Comme toutes les communes du pays, la ville de Genève finance ses besoins en trésorerie notamment par des tranches d’emprunts à court terme. Via des courtiers, mais aussi des plateformes financières en ligne.

La ville est inscrite à Loanboox depuis 2018. Grâce à elle, elle a conclu 11 transactions avec la FIFA: des emprunts d’une durée de trois à sept mois pour des montants entre 30 et 150 millions de francs.

Le détail des transactions pour la Ville de Lausanne

Pour la gestion de sa trésorerie à court terme, "ces trois dernières années, la Ville de Lausanne a effectué une vingtaine d’opérations d’emprunt sur Loanboox, d’une durée moyenne de 3 mois environ, pour des montants moyens d’une quarantaine de millions de francs", a détaillé son chef du service des finances.

Entre 2017 et 2022, des emprunts à court terme ont été effectués à 28 reprises auprès de la FIFA, mais aussi auprès de l’Aéroport de Genève ou d'Eurofima AG via Loanboox. Cela étant, la ville réalise la plus grande partie de ses opérations à court terme par le biais d'autres courtiers auprès des banques, des assurances et des fonds de pension.

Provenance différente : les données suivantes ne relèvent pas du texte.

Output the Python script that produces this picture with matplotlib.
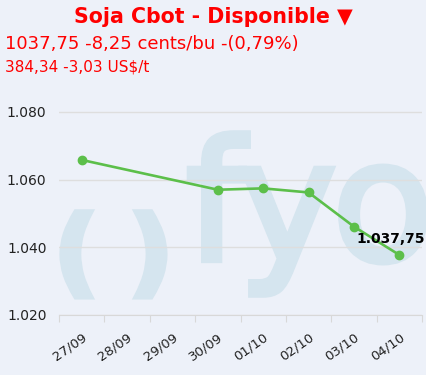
import numpy as np
import matplotlib.pyplot as plt
import matplotlib.patheffects as pe

# data (cents/bu, shown /1000 on the axis)
day_index = [0, 3, 4, 5, 6, 7]          # 27/09, 30/09, 01/10, 02/10, 03/10, 04/10
prices = [1.0658, 1.0570, 1.0574, 1.0562, 1.0461, 1.03775]
tick_labels = ['27/09', '28/09', '29/09', '30/09', '01/10', '02/10', '03/10', '04/10']
y_ticks = [1.020, 1.040, 1.060, 1.080]
y_labels = ['1.020', '1.040', '1.060', '1.080']
last_label = '1.037,75'

bg = '#edf1f9'
red = '#ff0000'
green = '#5cbf4a'
wm = '#d5e5ef'

W, H = 426, 375
fig = plt.figure(figsize=(W / 100, H / 100), dpi=100, facecolor=bg)
ax = fig.add_axes([59 / W, 1 - 315 / H, (422 - 59) / W, (315 - 78) / H])
ax.set_facecolor('none')
ax.set_zorder(2)

# watermark "( ) fyo"
def px(x, y):
    return x / W, 1 - y / H
thick = [pe.withStroke(linewidth=4.5, foreground=wm, joinstyle='miter', capstyle='butt')]
for ch, (xx, yy) in zip('fyo', [(186, 260), (238, 260), (332, 260)]):
    fig.text(*px(xx, yy), ch, color=wm, fontsize=120, ha='left', va='baseline', zorder=0,
             path_effects=thick)
fig.text(*px(76, 258), '(', color=wm, fontsize=68, fontweight='bold', ha='center', va='center',
         zorder=0, path_effects=thick)
fig.text(*px(151, 258), ')', color=wm, fontsize=68, fontweight='bold', ha='center', va='center',
         zorder=0, path_effects=thick)

# points sit in the middle of each day slot
x = [d + 0.5 for d in day_index]
ax.plot(x, prices, color=green, lw=1.9, marker='o', ms=6, zorder=3)
ax.annotate(last_label, (x[-1], prices[-1]), xytext=(-43, 12), textcoords='offset pixels',
            fontsize=10, fontweight='bold', color='black', zorder=4)

ax.set_xlim(0, 8)
ax.set_ylim(1.020, 1.090)
ax.set_yticks(y_ticks)
ax.set_yticklabels(y_labels)
ax.set_xticks(np.arange(9))
ax.set_xticklabels([])
ax.set_xticks(np.arange(8) + 0.5, minor=True)
ax.set_xticklabels(tick_labels, minor=True, rotation=35, ha='right', rotation_mode='anchor')
ax.tick_params(axis='y', length=0, pad=9, labelsize=10, colors='#222222')
ax.tick_params(axis='x', which='major', length=5, color='#d8d8d8')
ax.tick_params(axis='x', which='minor', length=0, pad=11, labelsize=9.5, colors='#222222')
ax.grid(axis='y', color='#dedede', lw=1)
for s in ['top', 'right', 'left']:
    ax.spines[s].set_visible(False)
ax.spines['bottom'].set_color('#d8d8d8')

fig.text(0.5, 1 - 17 / H, 'Soja Cbot - Disponible \u25bc', color=red, fontsize=14.8,
         fontweight='bold', ha='center', va='center')
fig.text(5 / W, 1 - 44 / H, '1037,75 -8,25 cents/bu -(0,79%)', color=red, fontsize=13, va='center')
fig.text(5 / W, 1 - 67 / H, '384,34 -3,03 US$/t', color=red, fontsize=11, va='center')

plt.savefig('out.png', dpi=100, facecolor=bg)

Des transactions légales, selon Loanboox

Quelque 170 communes ou organisations parapubliques romandes sont inscrites aujourd’hui sur la plateforme Loanboox qui, selon son directeur général Philippe Cayrol, a permis de réaliser plus de 500 transactions.

Concrètement, la procédure est très simple: une commune fait une demande de prêt sur la plateforme, les investisseurs lui transmettent leurs offres et la commune fait son choix, selon ses critères. Aucun intermédiaire n'est impliqué, donc la démarche est potentiellement moins chère qu'avec un courtier traditionnel.

Quant à sa légalité, Philippe Cayrol précise dans La Matinale que "seuls les prêteurs qui sont des personnes morales suisses et des professionnels de la trésorerie peuvent être actifs sur la plateforme". Il précise par ailleurs que "toutes ces entités ont des comptes bancaires établis en Suisse, ces comptes sont soumis à la réglementation bancaire suisse".